The regression discontinuity model is powerful in instances where program participation is determined by some qualification criteria that is measured using a numeric scale (e.g. a test score or a means-test for social services using income), and we only have performance data from the post-treatment period. In these instances the post-test only estimate would be extremely biased since the treatment and control groups represented high and low performers prior to the treatment. The RDD uses the selection criteria and eligibility cut-off score to mitigate the bias. Thus it might be the ONLY way to get a clean estimate of program impact in these circumstances.

In this lab we have GPA data from before and after the treatment period (8th grade and 9th grade math GPAs). As a result, we can also run a difference-in-difference model to estimate the impact of summer school on 9th grade math performance.

Run a difference-in-difference model and compare results with the RDD models above. (7 points)

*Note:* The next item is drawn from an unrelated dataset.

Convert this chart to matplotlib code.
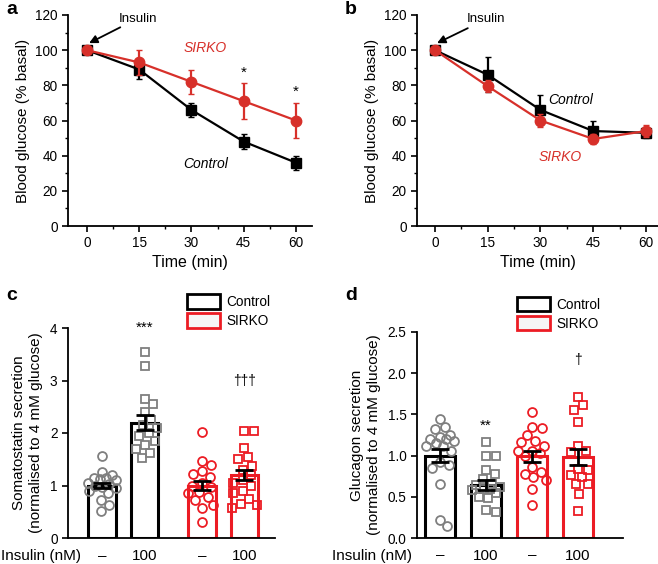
import numpy as np
import matplotlib
matplotlib.use("Agg")
import matplotlib.pyplot as plt
import matplotlib.transforms as mtransforms
from matplotlib.patches import Patch
from matplotlib.ticker import MultipleLocator, FormatStrFormatter

plt.rcParams['font.family'] = ['Liberation Sans', 'DejaVu Sans']

# --- panel a / b: insulin tolerance, % basal ---
time_min = [0, 15, 30, 45, 60]
a_control = [100, 89, 66, 48, 36]
a_control_err = [0, 5.5, 4, 4.2, 3.9]
a_sirko = [100, 93, 82, 71, 60]
a_sirko_err = [0, 7, 7, 10.3, 10.2]
a_stars = ["", "", "", "*", "*"]

b_control = [100, 86, 66, 54, 53]
b_control_err = [0, 10, 8.7, 6, 3]
b_sirko = [100, 79.5, 60, 49.5, 54]
b_sirko_err = [0, 3.5, 3.5, 3, 3.5]

# --- panel c: somatostatin secretion ---
insulin_labels = ["\u2013", "100", "\u2013", "100"]
c_means = [1.0, 2.2, 1.0, 1.2]
c_sems = [0.05, 0.14, 0.09, 0.10]
c_marks = ["***", "", "", "\u2020\u2020\u2020"]
c_ctrl_0 = [1.56, 1.25, 1.20, 1.15, 1.15, 1.12, 1.10, 1.05, 1.02, 1.00,
            0.98, 0.95, 0.90, 0.85, 0.72, 0.62, 0.52]
c_ctrl_100 = [3.55, 3.28, 2.65, 2.55, 2.40, 2.25, 2.15, 2.10, 2.00, 1.95,
              1.85, 1.78, 1.70, 1.62, 1.52]
c_sirko_0 = [2.02, 1.47, 1.40, 1.28, 1.22, 1.16, 1.04, 1.00, 0.97, 0.88,
             0.85, 0.79, 0.72, 0.63, 0.57, 0.30]
c_sirko_100 = [2.03, 2.03, 1.72, 1.55, 1.50, 1.38, 1.30, 1.20, 1.10, 1.05,
               1.00, 0.90, 0.85, 0.75, 0.65, 0.63, 0.57]

# --- panel d: glucagon secretion ---
d_means = [1.0, 0.64, 0.99, 0.98]
d_sems = [0.08, 0.06, 0.07, 0.10]
d_marks = ["", "**", "", "\u2020"]
d_ctrl_0 = [1.45, 1.35, 1.32, 1.25, 1.22, 1.20, 1.20, 1.18, 1.15, 1.12,
            1.12, 1.05, 0.92, 0.88, 0.85, 0.66, 0.22, 0.14]
d_ctrl_100 = [1.16, 1.00, 0.99, 0.83, 0.78, 0.72, 0.66, 0.64, 0.62, 0.60,
              0.60, 0.58, 0.55, 0.50, 0.48, 0.34, 0.31]
d_sirko_0 = [1.53, 1.35, 1.33, 1.25, 1.18, 1.16, 1.12, 1.06, 1.06, 1.03,
             1.00, 0.86, 0.80, 0.78, 0.74, 0.70, 0.59, 0.40]
d_sirko_100 = [1.71, 1.61, 1.55, 1.41, 1.12, 1.05, 1.04, 0.84, 0.82, 0.76,
               0.74, 0.65, 0.65, 0.54, 0.33]

RED_LINE = "#d7302a"
RED_BAR = "#ec1c24"
GREY = "#7f7f7f"


def style_axes(ax):
    for s in ("top", "right"):
        ax.spines[s].set_visible(False)
    for s in ("left", "bottom"):
        ax.spines[s].set_linewidth(1.3)
    ax.tick_params(direction="out", length=4, width=1.2, labelsize=9.8)
    ax.tick_params(which="minor", direction="out", length=2.5, width=1.0)


def time_panel(ax, ctrl, ctrl_err, sirko, sirko_err, xlim):
    ax.errorbar(time_min, ctrl, yerr=ctrl_err, color="black", marker="s",
                ms=7, lw=1.6, elinewidth=1.6, capsize=2.5, zorder=3)
    ax.errorbar(time_min, sirko, yerr=sirko_err, color=RED_LINE, marker="o",
                ms=7.5, lw=1.6, elinewidth=1.6, capsize=2.5, zorder=4)
    ax.set_xlim(*xlim)
    ax.set_ylim(0, 120)
    ax.set_xticks(time_min)
    ax.set_yticks(range(0, 121, 20))
    ax.xaxis.set_minor_locator(MultipleLocator(7.5))
    ax.yaxis.set_minor_locator(MultipleLocator(10))
    ax.set_xlabel("Time (min)", fontsize=11.5, labelpad=3)
    ax.set_ylabel("Blood glucose (% basal)", fontsize=11, labelpad=4)
    style_axes(ax)


def swarm_offsets(values, y_px, x_px, diam=9.5, max_off=14):
    # simple beeswarm: nudge each point sideways until it stops overlapping
    cands = [0]
    for k in range(1, max_off + 1):
        cands += [k, -k]
    placed, offs = [], []
    for v in values:
        y = v * y_px
        best, best_d = 0, -1.0
        for c in cands:
            d = min((np.hypot(c - px, y - py) for px, py in placed), default=1e9)
            if d >= diam:
                best = c
                break
            if d > best_d:
                best, best_d = c, d
        placed.append((best, y))
        offs.append(best / x_px)
    return offs


def bar_panel(ax, positions, means, sems, groups, ylim, yticks,
              ylabel, y_px, x_px, xlim, legend_xy):
    edge = ["black", "black", RED_BAR, RED_BAR]
    pts = [GREY, GREY, RED_BAR, RED_BAR]
    shapes = ["o", "s", "o", "s"]
    ax.bar(positions, means, width=0.65, facecolor="white", edgecolor=edge,
           linewidth=2.2, zorder=2)
    for p, vals, col, mk in zip(positions, groups, pts, shapes):
        offs = swarm_offsets(vals, y_px, x_px)
        ax.plot(np.array(offs) + p, vals, ls="none", marker=mk, ms=6.4,
                mfc="none", mec=col, mew=1.3, zorder=3)
    ax.errorbar(positions, means, yerr=sems, fmt="none", ecolor="black",
                elinewidth=2, capsize=6.5, capthick=2, zorder=4)
    ax.set_xlim(*xlim)
    ax.set_ylim(*ylim)
    ax.set_yticks(yticks)
    ax.set_xticks([])
    ax.set_ylabel(ylabel, fontsize=11, labelpad=5, linespacing=1.25)
    style_axes(ax)
    trans = mtransforms.blended_transform_factory(ax.transData, ax.transAxes)
    for p, lab in zip(positions, insulin_labels):
        ax.text(p, -0.085, lab, transform=trans, ha="center", va="center",
                fontsize=11)
    handles = [Patch(facecolor="white", edgecolor="black", lw=2),
               Patch(facecolor="#f6f6f6", edgecolor=RED_BAR, lw=2)]
    ax.legend(handles, ["Control", "SIRKO"], loc="upper left",
              bbox_to_anchor=legend_xy, frameon=False, fontsize=9.8,
              handlelength=2.4, handleheight=1.25, labelspacing=0.3,
              handletextpad=0.5, borderpad=0, borderaxespad=0)


fig = plt.figure(figsize=(6.58, 5.64), dpi=100)
W, H = 658, 564

ax_a = fig.add_axes([68 / W, 1 - 226 / H, 244 / W, 211 / H])
ax_b = fig.add_axes([417 / W, 1 - 226 / H, 241 / W, 211 / H])
ax_c = fig.add_axes([68 / W, 1 - 538 / H, 207 / W, 210 / H])
ax_d = fig.add_axes([417 / W, 1 - 538 / H, 206 / W, 206 / H])

# panel a
time_panel(ax_a, a_control, a_control_err, a_sirko, a_sirko_err, (-5.45, 64.6))
for t, v, e, s in zip(time_min, a_sirko, a_sirko_err, a_stars):
    if s:
        ax_a.text(t, v + e + 2, s, ha="center", va="bottom", fontsize=11)
ax_a.annotate("Insulin", xy=(0.6, 104), xytext=(9, 118), fontsize=9.5,
              va="center", ha="left",
              arrowprops=dict(arrowstyle="-|>", color="black", lw=1.3,
                              mutation_scale=12, shrinkA=0, shrinkB=0))
ax_a.text(34, 101.5, "SIRKO", color=RED_LINE, style="italic", fontsize=10,
          ha="center", va="center")
ax_a.text(34, 35.5, "Control", color="black", style="italic", fontsize=10,
          ha="center", va="center")

# panel b
time_panel(ax_b, b_control, b_control_err, b_sirko, b_sirko_err, (-5.1, 63.4))
ax_b.annotate("Insulin", xy=(0.6, 104), xytext=(9, 117.5), fontsize=9.5,
              va="center", ha="left",
              arrowprops=dict(arrowstyle="-|>", color="black", lw=1.3,
                              mutation_scale=12, shrinkA=0, shrinkB=0))
ax_b.text(38.5, 71.5, "Control", color="black", style="italic", fontsize=10,
          ha="center", va="center")
ax_b.text(35.5, 39.5, "SIRKO", color=RED_LINE, style="italic", fontsize=10,
          ha="center", va="center")

# panel c
pos_c = [0, 1, 2.35, 3.35]
bar_panel(ax_c, pos_c, c_means, c_sems,
          [c_ctrl_0, c_ctrl_100, c_sirko_0, c_sirko_100],
          (0, 4), [0, 1, 2, 3, 4],
          "Somatostatin secretion\n(normalised to 4 mM glucose)",
          52.5, 42.5, (-0.8, 4.07), (0.575, 1.16))
ax_c.text(pos_c[1], 4.0, c_marks[0], ha="center", va="center", fontsize=11)
ax_c.text(pos_c[3], 3.0, c_marks[3], ha="center", va="center", fontsize=10)

# panel d
pos_d = [0, 1, 2, 3]
bar_panel(ax_d, pos_d, d_means, d_sems,
          [d_ctrl_0, d_ctrl_100, d_sirko_0, d_sirko_100],
          (0, 2.5), [0.0, 0.5, 1.0, 1.5, 2.0, 2.5],
          "Glucagon secretion\n(normalised to 4 mM glucose)",
          82.5, 46, (-0.5, 3.98), (0.485, 1.17))
ax_d.yaxis.set_major_formatter(FormatStrFormatter("%.1f"))
ax_d.text(pos_d[1], 1.36, d_marks[1], ha="center", va="center", fontsize=11)
ax_d.text(pos_d[3], 2.16, d_marks[3], ha="center", va="center", fontsize=10)

fig.text(1 / W, 1 - 556 / H, "Insulin (nM)", ha="left", va="center", fontsize=11)
fig.text(332 / W, 1 - 556 / H, "Insulin (nM)", ha="left", va="center", fontsize=11)

for lab, x, y in [("a", 6, 10), ("b", 345, 10), ("c", 6, 296), ("d", 345, 296)]:
    fig.text(x / W, 1 - y / H, lab, fontsize=14, fontweight="bold",
             ha="left", va="center")

fig.savefig("out.png", dpi=100)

  • BQ2a: To run the difference-in-difference model you need to stack the performance data. Create a subset of data with the 8th grade GPA and the treatment dummy. Add a post-treatment dummy coded 0 for all of these cases. Create another subset with 9th grade GPA and the treatment dummy. Add a post-treatment dummy coded 1 for all of these cases. Rename both GPA variables to “gpa”, then stack these two data frames (try rbind() for “row bind”). Create your treat_x_post dummy.
  • BQ2b Run a difference-in-difference model and report your results.
  • BQ2c Is the estimate of the program impact (B3) consistent with the RDD model?
  • BQ2d Is the counterfactual for the treatment group without summer school (B0+B1+B2) consistent with the RDD data?